David Campbell, a former China analyst for CSIS, said in an e-mail the emergence of current and former CPPCC members such as Mr. Zhou in countries such as Canada and Australia appears to be part of a trend of “apparently wealthy Chinese entrepreneurs from (provincial or central) CPPCCs establishing themselves as benefactors to political parties in their adopted countries.”
"While there is nothing nefarious about immigrants immersing themselves in the politics of their new homeland, the previously prominent positions these men occupied and their ties to China-based people and organizations which advocate for China’s interests abroad certainly raise the possibility that the United Front Works Department is either directing or capitalizing upon this emigration trend,” said Mr. Campbell, a professor of political science at Brigham Young University.

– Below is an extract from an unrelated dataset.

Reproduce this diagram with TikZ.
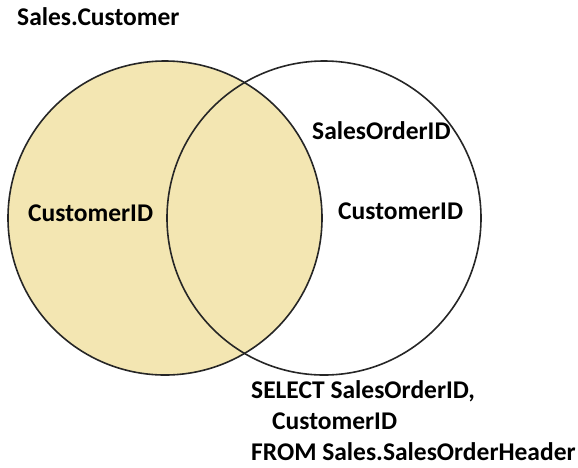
\documentclass[tikz,border=0pt]{standalone}
\usepackage{fontspec}
\setmainfont{Carlito}
\usetikzlibrary{positioning}
\definecolor{vennfill}{HTML}{F3E6B2}
\definecolor{vennline}{HTML}{262626}
\tikzset{
  setcirc/.style={circle, draw=vennline, line width=1.6pt, minimum size=314pt, inner sep=0pt},
  setfill/.style={setcirc, fill=vennfill},
  lbl/.style={font=\fontsize{25.5}{30}\selectfont\bfseries, inner sep=0pt, anchor=base west},
}
\begin{document}
\begin{tikzpicture}[x=1pt, y=-1pt]
  \useasboundingbox (0,0) rectangle (578,467);
  % the two sets
  \node[setfill] (cust) at (165,218) {};
  \node[setcirc] (hdr) at (324,218) {};
  % labels
  \node[lbl] (custname) at (17,25) {Sales.Customer};
  \node[lbl] (custid) at (28,221) {CustomerID};
  \node[lbl] (soid) at (312,139) {SalesOrderID};
  \node[lbl] (hdrid) at (338,219) {CustomerID};
  % the query
  \node[lbl] (qsel) at (251,398) {SELECT SalesOrderID,};
  \node[lbl] (qcol) at (272,429) {CustomerID};
  \node[lbl] (qfrom) at (251,460) {FROM Sales.SalesOrderHeader};
\end{tikzpicture}
\end{document}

Senator Oh is one of Mr. Zhou’s closest political associates. The two have not only travelled together to China, but were part of a group, including Mr. Tan, the Liberal MP, who attended a farewell dinner in April for China’s departing Toronto consul-general, He Wei. Chinese-language media said last year that Mr. Oh also organized a farewell dinner for China’s departing Toronto deputy consul-general, Xu Wei, and to welcome his replacement Zhuang Yaodong, and Mr. Zhou was there as president of the Canada China Economic Trade and Cultural Exchange Promotion Alliance.
Mr. Oh was to become chair of the advisory group of the conservative federation Mr. Zhou recently set up, but the senator withdrew after inquiries from The Globe. Mr. Oh has lent his support to Mr. Zhou’s business ventures, taking part in a July, 2017, groundbreaking ceremony for the businessman’s luxury condominium project in Niagara Falls, Ont. In a corporate video prepared for Mr. Zhou’s Evertrust Development Group, Mr. Oh lauds the project and joins his friend and local Niagara municipal politicians with a shovel and white hard hat at the sod turning.
The senator’s office had no comment when asked why he would endorse an upscale condominium project and whether he might be in a business relationship with Mr. Zhou.
In April, 2017, Mr. Zhou joined Mr. Oh, Mr. Plett and Mr. Housakos on a two-week trip to Beijing and Fujian Province – at the invitation of a Beijing wealth-management firm that opened an office in Vancouver. The trip was not disclosed to the Senate Ethics Office as either sponsored travel or a gift. The ethics office is investigating.
Mr. Oh, who says his sister paid for the senators’ trip, did not respond to questions on whether Mr. Zhou paid any of their expenses. Mr. Zhou was on the trip as a member of the Canada-Fujian business delegation.